The second story he had repressed involves the Bergen-Belsen concentration camp. Dad's fighter wing was located somewhere in northern Germany at the end of the war. He never told me this story until about a year ago when we were watching a documentary on the TV concerning the concentration camps. It was like a shadow fell over him and he just muttered "I was there. I remember that". When I pressed him for the story, this is what he told me. When the Canadians were getting their pay there was an issue of chocolate and candy as part of their rations. There was a box on the table that said "for the camp victims" or something similar. Of course neither Dad, nor any of the others really understood what this meant. So Dad, always being of a curious nature, asked one of the drivers who was taking the chocolate and candy away if he could go with him. The driver said sure, but to be ready for a shock. So they drove to Belsen and unloaded the goods. This was shortly after it had been liberated and Dad said there were still piles of dead bodies lying around and the survivors were in terrible condition. He said it struck him speechless, and he never discussed this for over 60 years. When he saw the documentary all he said is "it was a hell of a lot worse that it shows on TV". And said no more.

Dad went on to serve with the RCAF until 1968. He couldn't stomach unification and refused to wear a green uniform. He retired to Victoria but remained a proud RCAF veteran and paraded every Remembrance Dad proudly wearing his medals, always brightly shone. He will be buried in the Esquimalt Veterans' Cemetery on September 4, and I have made sure there will be a military padre in attendance (thank you Capt Ken Nettleton of the Canadian Scottish Regiment) to send him off appropriately, and that his grave marker will proudly display the RCAF crest. 
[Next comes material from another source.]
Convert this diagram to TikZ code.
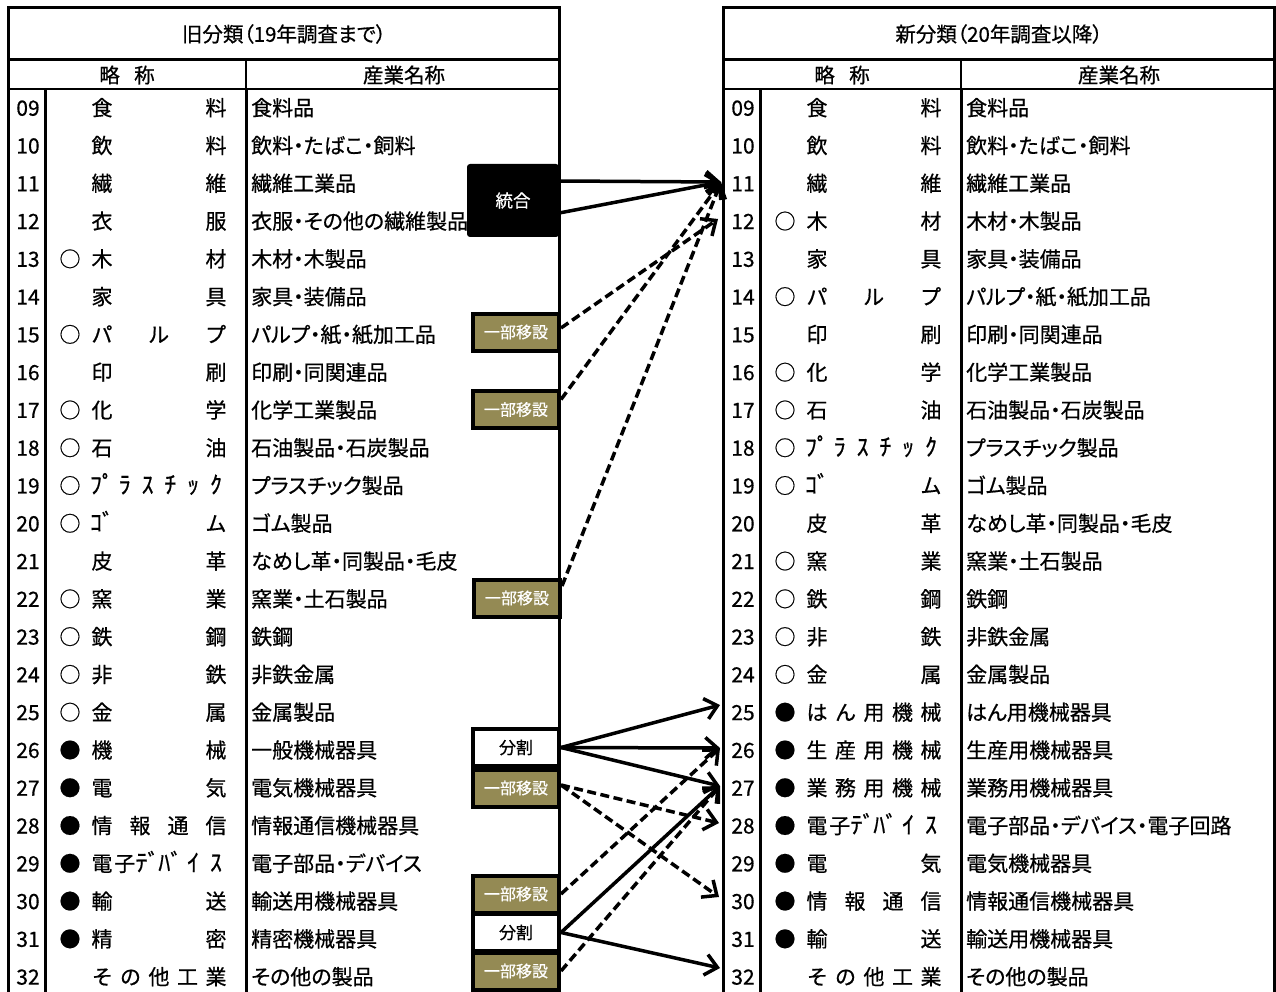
\documentclass[tikz,border=0pt]{standalone}
\usepackage{fontspec}
\setmainfont{Noto Sans CJK JP}[RawFeature={+palt},FakeBold=0.6]
\usetikzlibrary{arrows.meta}
\definecolor{boxolive}{RGB}{148,138,84}
\newcount\abbrcnt
\newcommand\hw[1]{{\fontsize{24}{28}\selectfont #1}}
% #1 x offset, #2 row index, #3 number, #4 mark, #5 abbreviation parts, #6 name
\newcommand\trow[6]{%
  \pgfmathsetmacro\ry{89+37.78*(#2+0.5)+7.8}%
  \node[txt] (n#1-#3) at (#1+28,\ry) {#3};%
  \node[txt] (m#1-#3) at (#1+70,\ry) {#4};%
  \global\abbrcnt=0
  \foreach \c in {#5}{\global\advance\abbrcnt by 1}%
  \foreach \c [count=\k] in {#5}{%
    \pgfmathsetmacro\ax{#1+102+(\k-1)*114/(\the\abbrcnt-1)}%
    \node[txt] (a#1-#3-\k) at (\ax,\ry) {\c};%
  }%
  \node[txt,anchor=base west] (t#1-#3) at (#1+251,\ry) {#6};%
}
\newcommand\tframe[3]{% #1 offset, #2 title, #3 name prefix
  \draw[thickline] (#1+8,8) -- (#1+559,8);
  \draw[thickline] (#1+8,6.5) -- (#1+8,1000);
  \draw[thickline] (#1+559,6.5) -- (#1+559,1000);
  \draw[thickline] (#1+8,60) -- (#1+559,60);
  \draw[thinline] (#1+8,89) -- (#1+559,89);
  \draw[thinline] (#1+246,60) -- (#1+246,89);
  \draw[thickline] (#1+45,89) -- (#1+45,1000);
  \draw[thickline] (#1+246,89) -- (#1+246,1000);
  \node[hdr] (#3title) at (#1+284,34) {#2};
  \node[hdr] (#3abbr) at (#1+127,75) {略\hspace{0.7em}称};
  \node[hdr] (#3name) at (#1+404,75) {産業名称};
}
\begin{document}
\begin{tikzpicture}[x=1pt,y=-1pt,
  txt/.style={anchor=base,inner sep=0pt,font=\fontsize{21}{25}\selectfont},
  hdr/.style={inner sep=0pt,font=\fontsize{20.5}{24}\selectfont},
  thickline/.style={line width=3pt},
  thinline/.style={line width=2.2pt},
  movebox/.style={draw=black,line width=4pt,fill=boxolive,text=white,minimum width=86pt,minimum height=37pt,inner sep=0pt,font=\fontsize{16}{19}\selectfont},
  splitbox/.style={movebox,fill=white,text=black,font=\fontsize{17}{20}\selectfont},
  mergebox/.style={fill=black,text=white,rounded corners=3pt,minimum width=92pt,minimum height=73pt,inner sep=0pt,font=\fontsize{17.5}{20}\selectfont},
  arr/.style={line width=3.5pt,-{Straight Barb[length=12pt,width=21pt]}},
  darr/.style={arr,dash pattern=on 9pt off 4.5pt}]
\useasboundingbox (0,0) rectangle (1276,992);
\fill[white] (0,0) rectangle (1276,992);
\tframe{0}{旧分類（19年調査まで）}{L}
\tframe{715}{新分類（20年調査以降）}{R}
% left table
\trow{0}{0}{09}{}{食,料}{食料品}
\trow{0}{1}{10}{}{飲,料}{飲料・たばこ・飼料}
\trow{0}{2}{11}{}{繊,維}{繊維工業品}
\trow{0}{3}{12}{}{衣,服}{衣服・その他の繊維製品}
\trow{0}{4}{13}{○}{木,材}{木材・木製品}
\trow{0}{5}{14}{}{家,具}{家具・装備品}
\trow{0}{6}{15}{○}{パ,ル,プ}{パルプ・紙・紙加工品}
\trow{0}{7}{16}{}{印,刷}{印刷・同関連品}
\trow{0}{8}{17}{○}{化,学}{化学工業製品}
\trow{0}{9}{18}{○}{石,油}{石油製品・石炭製品}
\trow{0}{10}{19}{○}{\hw{ﾌﾟ},\hw{ﾗ},\hw{ｽ},\hw{ﾁ},\hw{ｯ},\hw{ｸ}}{プラスチック製品}
\trow{0}{11}{20}{○}{\hw{ｺﾞ},ム}{ゴム製品}
\trow{0}{12}{21}{}{皮,革}{なめし革・同製品・毛皮}
\trow{0}{13}{22}{○}{窯,業}{窯業・土石製品}
\trow{0}{14}{23}{○}{鉄,鋼}{鉄鋼}
\trow{0}{15}{24}{○}{非,鉄}{非鉄金属}
\trow{0}{16}{25}{○}{金,属}{金属製品}
\trow{0}{17}{26}{●}{機,械}{一般機械器具}
\trow{0}{18}{27}{●}{電,気}{電気機械器具}
\trow{0}{19}{28}{●}{情,報,通,信}{情報通信機械器具}
\trow{0}{20}{29}{●}{電,子,\hw{ﾃﾞ},\hw{ﾊﾞ},\hw{ｲ},\hw{ｽ}}{電子部品・デバイス}
\trow{0}{21}{30}{●}{輸,送}{輸送用機械器具}
\trow{0}{22}{31}{●}{精,密}{精密機械器具}
\trow{0}{23}{32}{}{そ,の,他,工,業}{その他の製品}
% right table
\trow{715}{0}{09}{}{食,料}{食料品}
\trow{715}{1}{10}{}{飲,料}{飲料・たばこ・飼料}
\trow{715}{2}{11}{}{繊,維}{繊維工業品}
\trow{715}{3}{12}{○}{木,材}{木材・木製品}
\trow{715}{4}{13}{}{家,具}{家具・装備品}
\trow{715}{5}{14}{○}{パ,ル,プ}{パルプ・紙・紙加工品}
\trow{715}{6}{15}{}{印,刷}{印刷・同関連品}
\trow{715}{7}{16}{○}{化,学}{化学工業製品}
\trow{715}{8}{17}{○}{石,油}{石油製品・石炭製品}
\trow{715}{9}{18}{○}{\hw{ﾌﾟ},\hw{ﾗ},\hw{ｽ},\hw{ﾁ},\hw{ｯ},\hw{ｸ}}{プラスチック製品}
\trow{715}{10}{19}{○}{\hw{ｺﾞ},ム}{ゴム製品}
\trow{715}{11}{20}{}{皮,革}{なめし革・同製品・毛皮}
\trow{715}{12}{21}{○}{窯,業}{窯業・土石製品}
\trow{715}{13}{22}{○}{鉄,鋼}{鉄鋼}
\trow{715}{14}{23}{○}{非,鉄}{非鉄金属}
\trow{715}{15}{24}{○}{金,属}{金属製品}
\trow{715}{16}{25}{●}{は,ん,用,機,械}{はん用機械器具}
\trow{715}{17}{26}{●}{生,産,用,機,械}{生産用機械器具}
\trow{715}{18}{27}{●}{業,務,用,機,械}{業務用機械器具}
\trow{715}{19}{28}{●}{電,子,\hw{ﾃﾞ},\hw{ﾊﾞ},\hw{ｲ},\hw{ｽ}}{電子部品・デバイス・電子回路}
\trow{715}{20}{29}{●}{電,気}{電気機械器具}
\trow{715}{21}{30}{●}{情,報,通,信}{情報通信機械器具}
\trow{715}{22}{31}{●}{輸,送}{輸送用機械器具}
\trow{715}{23}{32}{}{そ,の,他,工,業}{その他の製品}
% boxes
\node[mergebox] (G) at (513,200.5) {統合};
\node[movebox] (B15) at (516,332) {一部移設};
\node[movebox] (B17) at (516,409.5) {一部移設};
\node[movebox] (B22) at (517,598) {一部移設};
\node[splitbox] (B26) at (516,747.5) {分割};
\node[movebox] (B27) at (516,788) {一部移設};
\node[movebox] (B30) at (516,894) {一部移設};
\node[splitbox] (B31) at (516,932.5) {分割};
\node[movebox] (B32) at (516,971) {一部移設};
% targets
\coordinate (T11) at (721,182);
\coordinate (T12) at (718,219);
\coordinate (T25) at (720,705);
\coordinate (T26) at (720,748);
\coordinate (T27) at (720,786);
\coordinate (T28) at (719,823);
\coordinate (T30) at (719,897);
\coordinate (T32) at (720,968);
% connectors
\draw[arr] ([yshift=19.5pt]G.east) -- (T11);
\draw[arr] ([yshift=-12.5pt]G.east) -- (T11);
\draw[darr] ([yshift=4pt]B15.east) -- (T12);
\draw[darr] ([yshift=10pt]B17.east) -- (T11);
\draw[darr] ([yshift=12pt]B22.east) -- (T11);
\draw[arr] (B26.east) -- (T25);
\draw[arr] (B26.east) -- (T26);
\draw[arr] (B26.east) -- (T27);
\draw[darr] ([yshift=3pt]B27.east) -- (T28);
\draw[darr] ([yshift=3pt]B27.east) -- (T30);
\draw[darr] (B30.east) -- (T26);
\draw[arr] (B31.east) -- (T27);
\draw[arr] (B31.east) -- (T32);
\draw[darr] (B32.east) -- (T27);
\end{tikzpicture}
\end{document}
Dad loved the RCAF. Per Ardua Ad Astra. I will miss him.


----------



## yolotuber (25 Oct 2018)

Thank you very much to share this story.


----------



## OldSolduer (25 Oct 2018)

RIP sir.


----------



## Eye In The Sky (26 Oct 2018)

Thanks for sharing this.

_Through Adversity to the Stars_


----------



## AbdullahD (26 Oct 2018)

May he rest in peace.

I am sorry for your loss.


----------